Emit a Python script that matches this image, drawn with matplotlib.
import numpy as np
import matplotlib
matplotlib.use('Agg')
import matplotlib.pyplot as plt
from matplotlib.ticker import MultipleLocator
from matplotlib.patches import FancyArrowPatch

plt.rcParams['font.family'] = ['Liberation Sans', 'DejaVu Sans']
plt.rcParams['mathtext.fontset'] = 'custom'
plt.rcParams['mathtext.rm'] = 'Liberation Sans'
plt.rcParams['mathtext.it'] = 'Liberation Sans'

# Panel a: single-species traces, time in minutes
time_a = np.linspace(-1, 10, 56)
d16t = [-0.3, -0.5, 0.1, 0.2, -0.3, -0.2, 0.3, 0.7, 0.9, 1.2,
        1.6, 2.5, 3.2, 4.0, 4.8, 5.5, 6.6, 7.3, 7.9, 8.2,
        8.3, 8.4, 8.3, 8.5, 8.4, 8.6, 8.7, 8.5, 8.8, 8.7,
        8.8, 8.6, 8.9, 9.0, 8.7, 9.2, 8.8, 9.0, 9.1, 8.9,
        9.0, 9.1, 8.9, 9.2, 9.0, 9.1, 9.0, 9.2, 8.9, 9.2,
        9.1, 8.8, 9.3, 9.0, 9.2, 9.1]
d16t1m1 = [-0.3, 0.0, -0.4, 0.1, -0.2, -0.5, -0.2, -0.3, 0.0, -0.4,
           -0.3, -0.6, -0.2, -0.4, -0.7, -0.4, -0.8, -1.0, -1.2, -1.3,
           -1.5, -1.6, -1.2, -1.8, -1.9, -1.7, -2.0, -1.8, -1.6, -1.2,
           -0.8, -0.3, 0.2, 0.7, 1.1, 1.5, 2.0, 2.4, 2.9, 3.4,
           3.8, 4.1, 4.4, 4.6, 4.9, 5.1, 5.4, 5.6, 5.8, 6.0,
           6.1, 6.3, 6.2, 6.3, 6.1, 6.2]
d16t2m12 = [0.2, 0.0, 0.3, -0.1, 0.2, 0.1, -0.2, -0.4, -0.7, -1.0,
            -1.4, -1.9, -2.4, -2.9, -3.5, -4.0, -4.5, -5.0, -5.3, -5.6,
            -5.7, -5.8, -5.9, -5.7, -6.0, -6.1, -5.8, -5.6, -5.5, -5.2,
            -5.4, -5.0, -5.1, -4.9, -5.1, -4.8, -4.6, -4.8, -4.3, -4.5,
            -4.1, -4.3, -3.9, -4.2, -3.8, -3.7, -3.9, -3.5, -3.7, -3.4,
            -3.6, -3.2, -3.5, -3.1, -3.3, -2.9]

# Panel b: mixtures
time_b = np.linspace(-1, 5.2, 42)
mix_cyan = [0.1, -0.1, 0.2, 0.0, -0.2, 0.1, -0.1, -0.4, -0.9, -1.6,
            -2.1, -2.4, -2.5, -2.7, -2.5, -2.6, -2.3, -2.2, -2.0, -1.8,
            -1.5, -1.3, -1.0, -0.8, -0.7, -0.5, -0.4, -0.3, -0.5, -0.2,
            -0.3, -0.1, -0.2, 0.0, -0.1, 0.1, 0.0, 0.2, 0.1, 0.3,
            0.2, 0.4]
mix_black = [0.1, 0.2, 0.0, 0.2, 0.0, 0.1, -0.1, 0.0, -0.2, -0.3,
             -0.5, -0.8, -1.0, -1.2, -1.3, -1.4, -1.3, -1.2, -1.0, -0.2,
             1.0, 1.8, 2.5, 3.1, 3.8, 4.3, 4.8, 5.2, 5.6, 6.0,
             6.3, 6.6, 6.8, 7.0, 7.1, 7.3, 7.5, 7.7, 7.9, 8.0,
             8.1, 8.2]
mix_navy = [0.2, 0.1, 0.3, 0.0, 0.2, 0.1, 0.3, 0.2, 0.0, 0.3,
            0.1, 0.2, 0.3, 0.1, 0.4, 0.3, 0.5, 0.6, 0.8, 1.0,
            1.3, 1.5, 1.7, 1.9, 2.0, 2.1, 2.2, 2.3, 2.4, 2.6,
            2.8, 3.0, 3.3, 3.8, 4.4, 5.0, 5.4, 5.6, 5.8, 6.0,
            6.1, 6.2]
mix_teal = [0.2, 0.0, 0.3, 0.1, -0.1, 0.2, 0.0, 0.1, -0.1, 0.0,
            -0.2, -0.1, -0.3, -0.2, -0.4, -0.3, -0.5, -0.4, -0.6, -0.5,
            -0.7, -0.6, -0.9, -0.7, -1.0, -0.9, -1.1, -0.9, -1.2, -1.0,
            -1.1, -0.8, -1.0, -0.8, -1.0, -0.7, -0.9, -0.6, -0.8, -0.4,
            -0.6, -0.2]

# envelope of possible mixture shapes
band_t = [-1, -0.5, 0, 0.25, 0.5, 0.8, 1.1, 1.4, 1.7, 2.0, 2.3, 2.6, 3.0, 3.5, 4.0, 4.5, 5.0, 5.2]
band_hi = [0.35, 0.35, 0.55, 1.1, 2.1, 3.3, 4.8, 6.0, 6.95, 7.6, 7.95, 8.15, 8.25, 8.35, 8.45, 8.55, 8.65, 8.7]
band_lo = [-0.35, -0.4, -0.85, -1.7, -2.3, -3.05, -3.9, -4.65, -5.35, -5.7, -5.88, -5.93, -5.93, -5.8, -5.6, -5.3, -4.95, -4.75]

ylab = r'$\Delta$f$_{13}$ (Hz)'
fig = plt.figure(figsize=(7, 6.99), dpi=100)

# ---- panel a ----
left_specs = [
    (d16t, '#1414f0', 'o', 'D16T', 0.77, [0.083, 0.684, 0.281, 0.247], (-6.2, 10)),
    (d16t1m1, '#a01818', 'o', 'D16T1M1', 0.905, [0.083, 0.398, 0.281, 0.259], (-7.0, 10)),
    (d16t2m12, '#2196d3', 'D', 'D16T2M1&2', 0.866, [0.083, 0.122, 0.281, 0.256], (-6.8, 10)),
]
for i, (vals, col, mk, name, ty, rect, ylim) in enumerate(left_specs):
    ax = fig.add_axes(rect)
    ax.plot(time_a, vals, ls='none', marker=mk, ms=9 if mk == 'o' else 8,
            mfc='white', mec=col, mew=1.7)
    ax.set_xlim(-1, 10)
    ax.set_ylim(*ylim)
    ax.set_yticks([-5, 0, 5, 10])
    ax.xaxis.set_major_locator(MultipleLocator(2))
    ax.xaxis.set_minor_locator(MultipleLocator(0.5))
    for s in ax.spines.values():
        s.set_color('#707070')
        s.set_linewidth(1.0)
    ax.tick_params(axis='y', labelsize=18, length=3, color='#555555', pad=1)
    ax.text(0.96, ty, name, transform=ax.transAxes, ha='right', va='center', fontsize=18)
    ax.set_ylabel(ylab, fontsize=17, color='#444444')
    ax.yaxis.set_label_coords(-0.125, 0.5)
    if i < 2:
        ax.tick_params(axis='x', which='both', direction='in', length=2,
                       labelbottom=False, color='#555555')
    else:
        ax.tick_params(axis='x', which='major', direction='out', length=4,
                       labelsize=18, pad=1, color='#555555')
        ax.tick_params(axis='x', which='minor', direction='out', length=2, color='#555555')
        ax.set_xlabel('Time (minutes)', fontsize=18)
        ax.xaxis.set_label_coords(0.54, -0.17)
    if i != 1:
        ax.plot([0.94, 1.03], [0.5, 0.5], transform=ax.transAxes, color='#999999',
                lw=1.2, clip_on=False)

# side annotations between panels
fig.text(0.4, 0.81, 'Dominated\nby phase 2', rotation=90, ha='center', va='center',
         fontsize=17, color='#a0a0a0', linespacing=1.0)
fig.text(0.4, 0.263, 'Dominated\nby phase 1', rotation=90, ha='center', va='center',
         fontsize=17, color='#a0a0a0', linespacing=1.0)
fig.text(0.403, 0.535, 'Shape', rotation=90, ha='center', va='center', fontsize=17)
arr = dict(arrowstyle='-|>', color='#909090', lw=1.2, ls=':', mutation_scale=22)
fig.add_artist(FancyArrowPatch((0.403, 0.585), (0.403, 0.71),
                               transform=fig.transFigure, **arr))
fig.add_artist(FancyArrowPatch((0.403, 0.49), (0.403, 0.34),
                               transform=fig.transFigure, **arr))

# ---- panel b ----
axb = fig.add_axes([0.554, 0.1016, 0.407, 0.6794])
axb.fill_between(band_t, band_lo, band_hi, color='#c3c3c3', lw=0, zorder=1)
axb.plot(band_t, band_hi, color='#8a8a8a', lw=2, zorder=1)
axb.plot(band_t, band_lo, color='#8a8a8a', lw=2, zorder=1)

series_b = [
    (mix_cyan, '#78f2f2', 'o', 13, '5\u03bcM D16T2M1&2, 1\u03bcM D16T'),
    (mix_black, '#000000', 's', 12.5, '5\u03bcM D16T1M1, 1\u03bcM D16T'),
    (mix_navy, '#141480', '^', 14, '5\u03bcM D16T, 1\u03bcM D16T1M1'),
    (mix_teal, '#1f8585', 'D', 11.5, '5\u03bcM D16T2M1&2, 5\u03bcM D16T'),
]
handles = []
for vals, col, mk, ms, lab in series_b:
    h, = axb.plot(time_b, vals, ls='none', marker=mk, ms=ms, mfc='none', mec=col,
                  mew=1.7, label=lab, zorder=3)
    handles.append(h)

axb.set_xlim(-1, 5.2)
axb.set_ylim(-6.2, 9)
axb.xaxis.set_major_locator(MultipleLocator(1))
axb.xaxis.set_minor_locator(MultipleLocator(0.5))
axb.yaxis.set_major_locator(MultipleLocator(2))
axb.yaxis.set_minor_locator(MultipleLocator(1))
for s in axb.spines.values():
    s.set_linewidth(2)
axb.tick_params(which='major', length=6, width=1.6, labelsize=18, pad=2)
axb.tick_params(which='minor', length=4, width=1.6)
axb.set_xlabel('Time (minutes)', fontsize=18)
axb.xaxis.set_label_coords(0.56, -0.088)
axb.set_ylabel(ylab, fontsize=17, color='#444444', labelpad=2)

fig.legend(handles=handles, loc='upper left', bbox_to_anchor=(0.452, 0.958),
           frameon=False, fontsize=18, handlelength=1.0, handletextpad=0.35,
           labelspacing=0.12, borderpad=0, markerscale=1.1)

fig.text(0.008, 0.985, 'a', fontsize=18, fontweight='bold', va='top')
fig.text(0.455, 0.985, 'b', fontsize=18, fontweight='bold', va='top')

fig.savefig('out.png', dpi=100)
- - - - - - -
» **TASK**
Quote the listing word for word from its first line through the line in which "from matplotlib.patches import" appears.

» **PROBLEM SOLUTION**
Emit a Python script that matches this image, drawn with matplotlib.
import numpy as np
import matplotlib
matplotlib.use('Agg')
import matplotlib.pyplot as plt
from matplotlib.ticker import MultipleLocator
from matplotlib.patches import FancyArrowPatch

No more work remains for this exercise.